**Description of the task:** Reproduce the listing below exactly, beginning with its first line and ending with the line that holds "const colors = ['#0000ff', '#00ff00', '#ff0000']"; pictures are not part of the copy.

-- start Recorded data --

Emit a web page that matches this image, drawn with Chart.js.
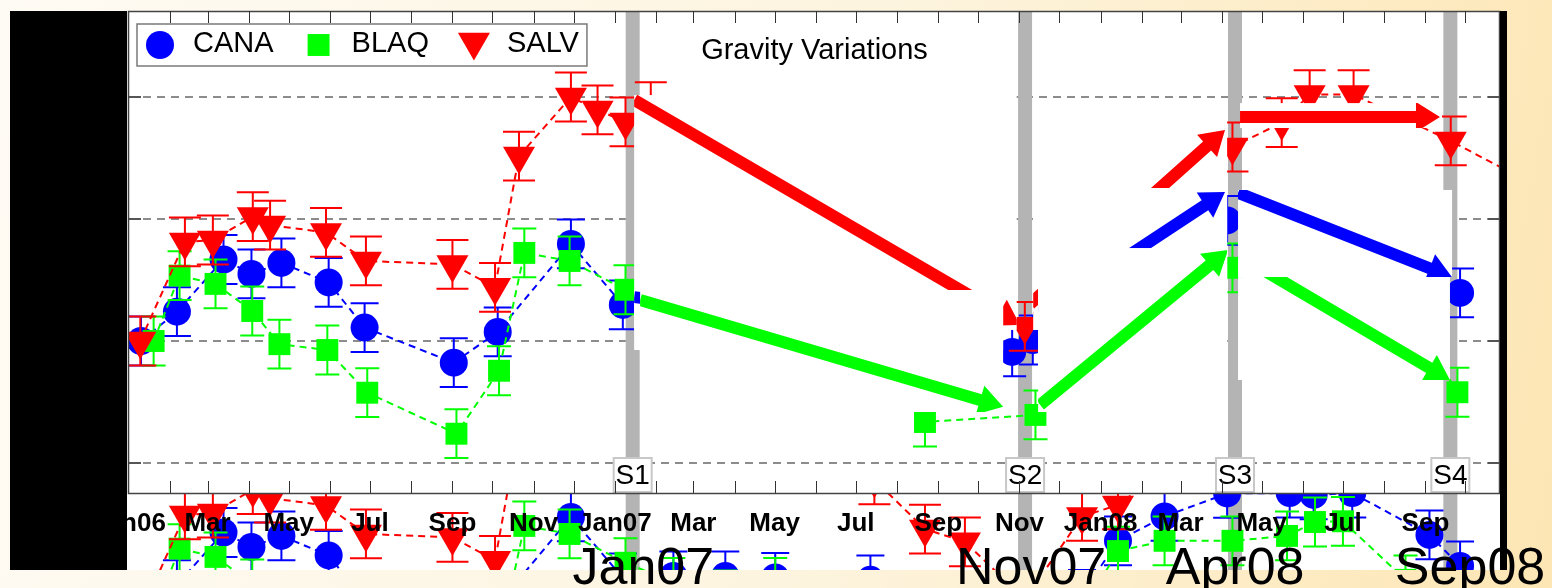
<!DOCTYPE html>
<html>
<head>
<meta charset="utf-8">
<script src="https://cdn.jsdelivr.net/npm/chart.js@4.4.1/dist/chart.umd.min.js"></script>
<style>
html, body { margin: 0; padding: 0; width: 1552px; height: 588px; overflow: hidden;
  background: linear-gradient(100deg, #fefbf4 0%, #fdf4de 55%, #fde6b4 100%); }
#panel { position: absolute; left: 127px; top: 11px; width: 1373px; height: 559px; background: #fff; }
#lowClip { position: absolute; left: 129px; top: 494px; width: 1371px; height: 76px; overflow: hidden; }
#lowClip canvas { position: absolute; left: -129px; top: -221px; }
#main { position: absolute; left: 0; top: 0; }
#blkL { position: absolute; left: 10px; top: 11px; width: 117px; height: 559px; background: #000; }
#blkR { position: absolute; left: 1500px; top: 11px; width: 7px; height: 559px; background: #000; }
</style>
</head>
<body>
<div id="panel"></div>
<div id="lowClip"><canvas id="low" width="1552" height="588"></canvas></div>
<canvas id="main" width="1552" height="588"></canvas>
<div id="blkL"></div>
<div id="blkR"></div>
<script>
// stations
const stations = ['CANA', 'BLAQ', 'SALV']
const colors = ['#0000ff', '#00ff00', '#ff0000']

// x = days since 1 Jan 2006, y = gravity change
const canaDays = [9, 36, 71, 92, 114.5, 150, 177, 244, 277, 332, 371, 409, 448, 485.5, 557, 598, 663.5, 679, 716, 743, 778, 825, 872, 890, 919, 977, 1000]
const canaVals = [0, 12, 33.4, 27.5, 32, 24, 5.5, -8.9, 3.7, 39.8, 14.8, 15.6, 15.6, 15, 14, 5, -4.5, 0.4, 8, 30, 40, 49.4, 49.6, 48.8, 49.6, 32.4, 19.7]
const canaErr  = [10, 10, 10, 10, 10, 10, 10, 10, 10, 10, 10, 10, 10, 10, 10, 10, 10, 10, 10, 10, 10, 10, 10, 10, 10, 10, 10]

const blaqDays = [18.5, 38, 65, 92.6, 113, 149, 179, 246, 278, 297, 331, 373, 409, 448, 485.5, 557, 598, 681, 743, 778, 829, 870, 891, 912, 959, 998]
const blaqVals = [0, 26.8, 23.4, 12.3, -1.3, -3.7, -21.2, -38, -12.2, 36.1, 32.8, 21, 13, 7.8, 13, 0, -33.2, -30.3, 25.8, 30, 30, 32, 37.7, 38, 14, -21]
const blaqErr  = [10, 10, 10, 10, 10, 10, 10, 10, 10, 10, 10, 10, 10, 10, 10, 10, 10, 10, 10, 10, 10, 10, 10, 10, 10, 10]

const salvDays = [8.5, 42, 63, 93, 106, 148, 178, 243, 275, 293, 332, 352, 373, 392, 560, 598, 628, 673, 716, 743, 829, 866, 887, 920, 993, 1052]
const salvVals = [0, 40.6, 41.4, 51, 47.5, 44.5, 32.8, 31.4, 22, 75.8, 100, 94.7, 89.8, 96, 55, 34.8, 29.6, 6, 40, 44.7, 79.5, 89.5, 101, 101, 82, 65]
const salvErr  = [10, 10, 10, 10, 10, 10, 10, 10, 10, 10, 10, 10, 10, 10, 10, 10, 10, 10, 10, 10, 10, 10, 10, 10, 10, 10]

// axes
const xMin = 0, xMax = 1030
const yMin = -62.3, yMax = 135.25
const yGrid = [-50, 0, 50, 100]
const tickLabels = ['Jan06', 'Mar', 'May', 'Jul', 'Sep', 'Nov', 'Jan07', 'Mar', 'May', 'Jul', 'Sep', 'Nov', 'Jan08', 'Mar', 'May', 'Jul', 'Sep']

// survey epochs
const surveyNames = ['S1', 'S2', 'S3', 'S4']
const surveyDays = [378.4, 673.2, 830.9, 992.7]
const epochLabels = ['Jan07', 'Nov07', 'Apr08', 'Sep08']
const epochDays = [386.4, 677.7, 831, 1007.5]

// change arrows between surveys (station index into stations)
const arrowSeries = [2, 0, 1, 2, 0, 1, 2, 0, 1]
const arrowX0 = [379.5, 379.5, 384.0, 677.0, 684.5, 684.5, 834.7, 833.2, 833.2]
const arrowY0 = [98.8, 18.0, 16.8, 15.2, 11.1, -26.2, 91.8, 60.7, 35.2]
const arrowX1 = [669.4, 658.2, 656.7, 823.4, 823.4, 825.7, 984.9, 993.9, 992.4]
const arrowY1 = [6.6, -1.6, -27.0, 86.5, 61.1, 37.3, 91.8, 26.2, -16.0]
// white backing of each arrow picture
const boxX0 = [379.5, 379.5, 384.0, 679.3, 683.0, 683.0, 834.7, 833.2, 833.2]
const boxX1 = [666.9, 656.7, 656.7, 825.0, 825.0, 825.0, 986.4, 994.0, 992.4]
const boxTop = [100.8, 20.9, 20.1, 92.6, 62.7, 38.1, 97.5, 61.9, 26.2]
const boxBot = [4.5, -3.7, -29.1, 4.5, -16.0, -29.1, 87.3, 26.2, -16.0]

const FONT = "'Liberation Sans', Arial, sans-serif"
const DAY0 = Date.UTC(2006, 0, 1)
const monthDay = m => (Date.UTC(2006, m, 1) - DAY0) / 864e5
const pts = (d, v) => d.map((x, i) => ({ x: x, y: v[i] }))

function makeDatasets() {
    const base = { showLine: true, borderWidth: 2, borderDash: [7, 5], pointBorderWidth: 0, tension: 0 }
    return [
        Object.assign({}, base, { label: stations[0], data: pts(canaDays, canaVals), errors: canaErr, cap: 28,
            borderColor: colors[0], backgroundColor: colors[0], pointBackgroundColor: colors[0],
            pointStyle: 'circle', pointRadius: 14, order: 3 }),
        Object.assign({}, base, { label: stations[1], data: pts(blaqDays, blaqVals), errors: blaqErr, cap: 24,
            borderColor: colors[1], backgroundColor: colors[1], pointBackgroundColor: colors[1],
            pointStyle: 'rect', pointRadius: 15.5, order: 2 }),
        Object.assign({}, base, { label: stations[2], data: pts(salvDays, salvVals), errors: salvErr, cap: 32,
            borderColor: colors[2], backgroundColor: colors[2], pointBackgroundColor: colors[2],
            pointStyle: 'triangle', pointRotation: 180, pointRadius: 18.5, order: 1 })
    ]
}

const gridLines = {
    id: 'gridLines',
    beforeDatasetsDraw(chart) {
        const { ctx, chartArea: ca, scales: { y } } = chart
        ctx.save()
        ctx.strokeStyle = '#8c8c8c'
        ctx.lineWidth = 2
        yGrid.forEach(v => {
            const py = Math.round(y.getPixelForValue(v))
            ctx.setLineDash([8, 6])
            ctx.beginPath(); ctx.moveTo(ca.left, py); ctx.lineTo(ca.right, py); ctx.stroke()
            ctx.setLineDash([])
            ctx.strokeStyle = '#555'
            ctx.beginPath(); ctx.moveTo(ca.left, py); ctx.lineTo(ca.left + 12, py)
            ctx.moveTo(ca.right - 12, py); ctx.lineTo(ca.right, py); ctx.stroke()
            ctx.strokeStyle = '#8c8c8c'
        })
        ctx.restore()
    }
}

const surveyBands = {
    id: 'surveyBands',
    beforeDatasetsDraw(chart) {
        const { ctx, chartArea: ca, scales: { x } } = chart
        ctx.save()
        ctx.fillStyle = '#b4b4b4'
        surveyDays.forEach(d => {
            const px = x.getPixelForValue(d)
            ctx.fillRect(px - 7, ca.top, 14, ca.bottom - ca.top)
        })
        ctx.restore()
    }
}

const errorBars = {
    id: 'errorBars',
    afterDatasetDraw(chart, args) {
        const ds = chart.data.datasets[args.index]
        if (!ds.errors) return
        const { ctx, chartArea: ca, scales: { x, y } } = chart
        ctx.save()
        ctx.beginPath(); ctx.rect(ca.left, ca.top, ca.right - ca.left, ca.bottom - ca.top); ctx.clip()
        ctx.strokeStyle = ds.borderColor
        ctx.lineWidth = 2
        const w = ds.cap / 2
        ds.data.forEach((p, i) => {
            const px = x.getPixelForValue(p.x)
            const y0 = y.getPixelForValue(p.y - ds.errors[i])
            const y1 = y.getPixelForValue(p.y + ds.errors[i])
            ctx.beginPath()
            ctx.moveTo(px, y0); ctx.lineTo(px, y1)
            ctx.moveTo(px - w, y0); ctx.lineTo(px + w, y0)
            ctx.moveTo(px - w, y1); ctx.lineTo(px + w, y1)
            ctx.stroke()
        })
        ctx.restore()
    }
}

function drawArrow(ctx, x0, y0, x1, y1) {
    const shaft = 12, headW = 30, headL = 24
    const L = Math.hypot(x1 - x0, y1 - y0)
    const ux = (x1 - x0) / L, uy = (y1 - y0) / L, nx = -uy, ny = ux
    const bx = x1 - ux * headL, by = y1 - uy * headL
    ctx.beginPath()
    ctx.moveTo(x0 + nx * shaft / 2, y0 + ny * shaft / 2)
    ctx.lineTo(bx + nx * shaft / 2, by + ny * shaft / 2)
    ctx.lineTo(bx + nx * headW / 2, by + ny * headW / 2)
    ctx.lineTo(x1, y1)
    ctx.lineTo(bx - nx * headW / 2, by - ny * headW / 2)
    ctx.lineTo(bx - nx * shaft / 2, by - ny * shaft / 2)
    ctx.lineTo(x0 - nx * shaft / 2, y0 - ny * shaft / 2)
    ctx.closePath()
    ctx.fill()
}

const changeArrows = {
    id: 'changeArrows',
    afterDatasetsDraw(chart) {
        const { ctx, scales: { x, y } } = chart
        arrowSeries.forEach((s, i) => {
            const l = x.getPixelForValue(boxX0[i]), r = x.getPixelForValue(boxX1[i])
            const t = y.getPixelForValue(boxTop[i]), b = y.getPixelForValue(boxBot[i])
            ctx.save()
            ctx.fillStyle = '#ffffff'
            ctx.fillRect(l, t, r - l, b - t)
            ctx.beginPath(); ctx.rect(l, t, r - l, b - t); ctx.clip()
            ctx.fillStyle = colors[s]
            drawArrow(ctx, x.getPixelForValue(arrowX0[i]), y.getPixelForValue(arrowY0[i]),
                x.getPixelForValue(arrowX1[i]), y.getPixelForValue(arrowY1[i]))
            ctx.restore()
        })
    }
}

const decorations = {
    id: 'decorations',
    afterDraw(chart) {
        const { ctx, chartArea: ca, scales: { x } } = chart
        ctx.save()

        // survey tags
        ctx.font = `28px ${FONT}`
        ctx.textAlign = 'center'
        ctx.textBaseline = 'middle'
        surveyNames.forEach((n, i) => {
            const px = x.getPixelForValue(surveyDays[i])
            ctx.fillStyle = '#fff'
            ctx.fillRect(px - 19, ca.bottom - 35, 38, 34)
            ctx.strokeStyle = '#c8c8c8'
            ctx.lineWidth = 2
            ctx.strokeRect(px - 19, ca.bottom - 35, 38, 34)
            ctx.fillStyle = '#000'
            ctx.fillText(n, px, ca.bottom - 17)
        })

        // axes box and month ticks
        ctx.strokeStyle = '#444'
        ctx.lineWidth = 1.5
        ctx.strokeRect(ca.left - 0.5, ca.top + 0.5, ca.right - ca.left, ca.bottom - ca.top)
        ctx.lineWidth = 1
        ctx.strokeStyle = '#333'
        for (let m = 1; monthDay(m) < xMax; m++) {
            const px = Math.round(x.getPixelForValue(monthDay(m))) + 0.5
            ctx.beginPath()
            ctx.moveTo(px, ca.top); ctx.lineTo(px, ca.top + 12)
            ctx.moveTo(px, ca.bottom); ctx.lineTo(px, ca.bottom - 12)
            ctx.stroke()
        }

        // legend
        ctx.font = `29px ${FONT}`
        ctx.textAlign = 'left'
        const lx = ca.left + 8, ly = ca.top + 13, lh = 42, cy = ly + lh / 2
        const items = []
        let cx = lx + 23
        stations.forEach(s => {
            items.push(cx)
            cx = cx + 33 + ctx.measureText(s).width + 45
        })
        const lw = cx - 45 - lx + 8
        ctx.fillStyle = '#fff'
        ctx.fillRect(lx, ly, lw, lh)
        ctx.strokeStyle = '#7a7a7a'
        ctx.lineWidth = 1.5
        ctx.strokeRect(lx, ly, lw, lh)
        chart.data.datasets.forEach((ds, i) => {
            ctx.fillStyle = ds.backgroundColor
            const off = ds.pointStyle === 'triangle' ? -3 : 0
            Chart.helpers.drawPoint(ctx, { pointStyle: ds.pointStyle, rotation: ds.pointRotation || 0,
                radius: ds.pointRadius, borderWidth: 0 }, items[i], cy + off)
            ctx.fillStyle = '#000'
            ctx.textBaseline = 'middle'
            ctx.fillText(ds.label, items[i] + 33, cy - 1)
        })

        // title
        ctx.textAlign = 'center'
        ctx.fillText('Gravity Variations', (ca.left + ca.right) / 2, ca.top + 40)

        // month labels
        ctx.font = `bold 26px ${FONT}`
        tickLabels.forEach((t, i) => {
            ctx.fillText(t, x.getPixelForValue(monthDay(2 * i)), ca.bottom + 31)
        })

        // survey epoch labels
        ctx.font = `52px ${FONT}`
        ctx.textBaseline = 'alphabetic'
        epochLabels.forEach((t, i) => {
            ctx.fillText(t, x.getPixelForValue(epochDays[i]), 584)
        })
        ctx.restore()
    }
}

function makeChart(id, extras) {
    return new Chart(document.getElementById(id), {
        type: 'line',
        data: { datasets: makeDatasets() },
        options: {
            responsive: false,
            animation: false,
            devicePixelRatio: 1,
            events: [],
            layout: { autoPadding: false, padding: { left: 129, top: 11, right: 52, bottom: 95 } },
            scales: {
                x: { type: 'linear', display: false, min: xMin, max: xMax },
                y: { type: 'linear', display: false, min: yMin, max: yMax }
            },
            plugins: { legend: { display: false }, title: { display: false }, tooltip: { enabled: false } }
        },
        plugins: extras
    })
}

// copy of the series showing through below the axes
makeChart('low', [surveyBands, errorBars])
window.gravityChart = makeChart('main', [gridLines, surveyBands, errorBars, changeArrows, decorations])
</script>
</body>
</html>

-- end Recorded data --

**The output:**
Emit a web page that matches this image, drawn with Chart.js.
<!DOCTYPE html>
<html>
<head>
<meta charset="utf-8">
<script src="https://cdn.jsdelivr.net/npm/chart.js@4.4.1/dist/chart.umd.min.js"></script>
<style>
html, body { margin: 0; padding: 0; width: 1552px; height: 588px; overflow: hidden;
  background: linear-gradient(100deg, #fefbf4 0%, #fdf4de 55%, #fde6b4 100%); }
#panel { position: absolute; left: 127px; top: 11px; width: 1373px; height: 559px; background: #fff; }
#lowClip { position: absolute; left: 129px; top: 494px; width: 1371px; height: 76px; overflow: hidden; }
#lowClip canvas { position: absolute; left: -129px; top: -221px; }
#main { position: absolute; left: 0; top: 0; }
#blkL { position: absolute; left: 10px; top: 11px; width: 117px; height: 559px; background: #000; }
#blkR { position: absolute; left: 1500px; top: 11px; width: 7px; height: 559px; background: #000; }
</style>
</head>
<body>
<div id="panel"></div>
<div id="lowClip"><canvas id="low" width="1552" height="588"></canvas></div>
<canvas id="main" width="1552" height="588"></canvas>
<div id="blkL"></div>
<div id="blkR"></div>
<script>
// stations
const stations = ['CANA', 'BLAQ', 'SALV']
const colors = ['#0000ff', '#00ff00', '#ff0000']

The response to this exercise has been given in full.